Priced at £99.99, the H1 is designed to offer system builders something a little different and is described by the manufacturer as a "luxurious case for high-end users."

The something different is of course Auto Heat Ventilation, or AHV for short, which sees vents across the top of the chassis open automatically when a predefined temperature is reached.

Race-car-like moving parts on a PC case? Zalman knows its target audience, though the H1 thankfully isn't as ostentatious as you might think. Finished entirely in black, the case can almost be considered sleek when all vents are closed, and though it's marketed as a full-tower solution, the 551mm x 237mm x 569mm dimensions aren't excessive.

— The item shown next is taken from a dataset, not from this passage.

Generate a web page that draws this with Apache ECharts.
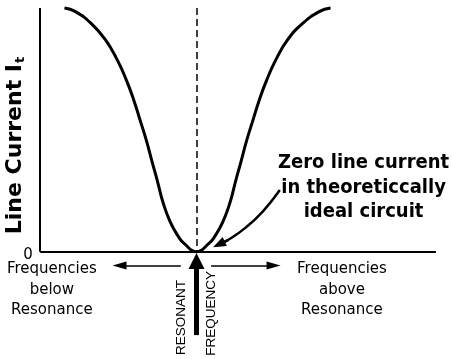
<!DOCTYPE html>
<html>
<head>
<meta charset="utf-8">
<script src="https://cdn.jsdelivr.net/npm/echarts@6/dist/echarts.min.js"></script>
<style>
  html, body { margin: 0; padding: 0; background: #fff; }
  #chart { width: 452px; height: 359px; }
</style>
</head>
<body>
<div id="chart"></div>
<script>
// Line current of an ideal parallel resonant circuit against frequency
// (frequency offset from resonance, arbitrary units; current in % of max)
const freqOffset = [-33.6, -30.8, -26.7, -23.2, -20.2, -17.9, -16.0, -14.4, -12.8, -11.3, -9.9, -8.5, -6.7, -4.6, -3.1, 0,
                    3.1, 4.6, 6.7, 8.5, 9.9, 11.3, 12.8, 14.4, 16.0, 17.9, 20.2, 23.2, 26.9, 31.2, 34.1];
const lineCurrent = [100, 98.5, 93.5, 87.0, 78.8, 70.6, 62.4, 54.2, 45.9, 36.9, 28.7, 20.1, 12.3, 6.2, 3.3, 0,
                     3.3, 6.2, 12.3, 20.1, 28.7, 36.9, 45.9, 54.2, 62.4, 70.6, 78.8, 87.0, 93.5, 98.5, 100];

// Text
const originLabel = '0';
const yAxisTitle = 'Line Current I';
const yAxisSubscript = 't';
const belowLabel = ['Frequencies', 'below', 'Resonance'];
const aboveLabel = ['Frequencies', 'above', 'Resonance'];
const resonantLabel = ['RESONANT', 'FREQUENCY'];
const noteLines = ['Zero line current', 'in theoreticcally', 'ideal circuit'];

// Curved pointer from the note down to the zero-current point
const notePointerPath = [[21.2, 25.3], [16.9, 16.6], [12.5, 9.9], [8.0, 4.8], [5.7, 3.0]];

const INK = '#000';
const GOTHIC = '"DejaVu Sans", sans-serif';
const CAPS = '"Liberation Sans", sans-serif';

const chart = echarts.init(document.getElementById('chart'), null, { renderer: 'canvas' });

const point = (x, y, extra) => Object.assign({ coord: [x, y] }, extra || {});
const stroke = (width, type) => ({ width: width, color: INK, type: type || 'solid' });

const n = notePointerPath.length;

chart.setOption({
  animation: false,
  backgroundColor: '#fff',
  grid: { left: 0, right: 0, top: 8, bottom: 0 },
  xAxis: { type: 'value', min: -50, max: 65, show: false },
  yAxis: { type: 'value', min: -44, max: 100, show: false },
  series: [{
    type: 'line',
    data: freqOffset.map((f, i) => [f, lineCurrent[i]]),
    smooth: 0.5,
    symbol: 'none',
    clip: false,
    lineStyle: { color: INK, width: 3 },
    markLine: {
      silent: true,
      animation: false,
      label: { show: false },
      symbol: ['none', 'none'],
      lineStyle: { color: INK, type: 'solid' },
      data: [
        // current axis
        [point(-39.8, 100, { lineStyle: stroke(2) }), point(-39.8, 0)],
        // frequency axis
        [point(-39.8, 0, { lineStyle: stroke(2) }), point(60.9, 0)],
        // resonance line
        [point(0, 100, { lineStyle: stroke(1.5, [7, 4]) }), point(0, 0)],
        // direction arrows under the axis
        [point(-4.0, -5.6, { lineStyle: stroke(1.5) }),
         point(-19.6, -5.6, { symbol: 'triangle', symbolSize: [8, 14] })],
        [point(3.7, -5.6, { lineStyle: stroke(1.5) }),
         point(19.6, -5.6, { symbol: 'triangle', symbolSize: [8, 14] })],
        // resonant frequency pointer
        [point(0, -34.2, { lineStyle: stroke(5) }),
         point(0, -3.8, { symbol: 'triangle', symbolSize: [16, 16] })]
      ]
    },
    markPoint: {
      silent: true,
      animation: false,
      symbol: 'circle',
      symbolSize: 0,
      itemStyle: { color: 'transparent' },
      label: { show: true, position: 'inside', color: INK, fontFamily: GOTHIC, fontSize: 15 },
      data: [
        point(-42.9, -1.3, { label: { formatter: originLabel, fontSize: 15 } }),
        point(-46.0, 43.6, {
          label: {
            formatter: '{a|' + yAxisTitle + '}{s|' + yAxisSubscript + '}',
            rotate: 90,
            rich: {
              a: { fontFamily: GOTHIC, fontSize: 22, fontWeight: 'bold', color: INK },
              s: { fontFamily: GOTHIC, fontSize: 13, fontWeight: 'bold', color: INK, padding: [10, 0, 0, 1] }
            }
          }
        }),
        point(-36.8, -15.7, { label: { formatter: belowLabel.join('\n'), lineHeight: 20.5, align: 'center' } }),
        point(37.0, -15.7, { label: { formatter: aboveLabel.join('\n'), lineHeight: 20.5, align: 'center' } }),
        point(-3.9, -27.0, { label: { formatter: resonantLabel[0], rotate: 90, fontSize: 13.5, fontFamily: CAPS } }),
        point(3.8, -25.3, { label: { formatter: resonantLabel[1], rotate: 90, fontSize: 13.5, fontFamily: CAPS } }),
        point(42.5, 26.4, {
          label: {
            formatter: noteLines.join('\n'),
            fontFamily: '"DejaVu Sans Condensed", "DejaVu Sans", sans-serif',
            fontWeight: 'bold',
            fontSize: 20,
            lineHeight: 24.5,
            align: 'center'
          }
        })
      ]
    }
  }, {
    // note pointer, ending in an arrowhead
    type: 'line',
    data: notePointerPath,
    smooth: 0.5,
    symbol: 'none',
    silent: true,
    lineStyle: { color: INK, width: 2.5 },
    markLine: {
      silent: true,
      animation: false,
      label: { show: false },
      lineStyle: { color: INK, type: 'solid', width: 2.5 },
      data: [[
        { coord: notePointerPath[n - 2], symbol: 'none' },
        { coord: notePointerPath[n - 1], symbol: 'triangle', symbolSize: [10, 13] }
      ]]
    }
  }]
});
</script>
</body>
</html>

First impressions are favourable, but it's on closer inspection that you begin to realise that the H1 isn't quite as luxurious as it might have been. The front and top panels are largely plastic, giving the overall case a lightweight feel, and the black finish isn't as even as we'd expect: the steel and plastic elements are subtly different shades.

Higher-grade materials would no doubt have raised overall cost, but Zalman, like many other manufacturers, is keen to keep pricing below the £100 mark.

However, the liberal use of plastic hasn't done the H1's exterior aesthetic any favours. The front and top sections look particularly thick - like a monitor with an oversized bezel - and as a consequence the case comes across as multiple separate parts as opposed to one solid unit. The top panel, in particular, looks as though it's an add-on.

Breaking up the sea of black, Zalman has a well-sized side window that sits flush in the side panel, and we quite like the minimalist H1 branding. The front panel, too, is kept smart with flush optical-bay covers, a push-to-open vent for the front fan and a mesh border that permits airflow when the vent is closed.

Moving parts and configurable cooling are the H1's key selling points. Control of these functions is made available via an elaborate-looking top I/O panel. The bottom half of the panel covers the basics with four USB ports (two 3.0), headset and microphone jacks, as well as power and reset buttons alongside a small HDD activity LED.

The upper row is where it gets interesting. Zalman provides independent speed control for the front, rear and top fans, with smooth dials making it easy to find a preferred speed, or indeed turn the fan(s) off completely. That would usually be enough to satiate most users' requirements, but the H1 takes it a step further with the AHV system. Turn it on and the top vents can be configured to automatically open when internal temperature reaches either 35ºC or 45ºC.

You can see the vents in action in Zalman's promotional video, and the whole mechanism works surprisingly well. Temperature is defined by a wired internal probe that can be located wherever you choose (we find it works well near a GPU), and the I/O panel's temperature display comes in handy if you like to keep a close eye on heat build-up.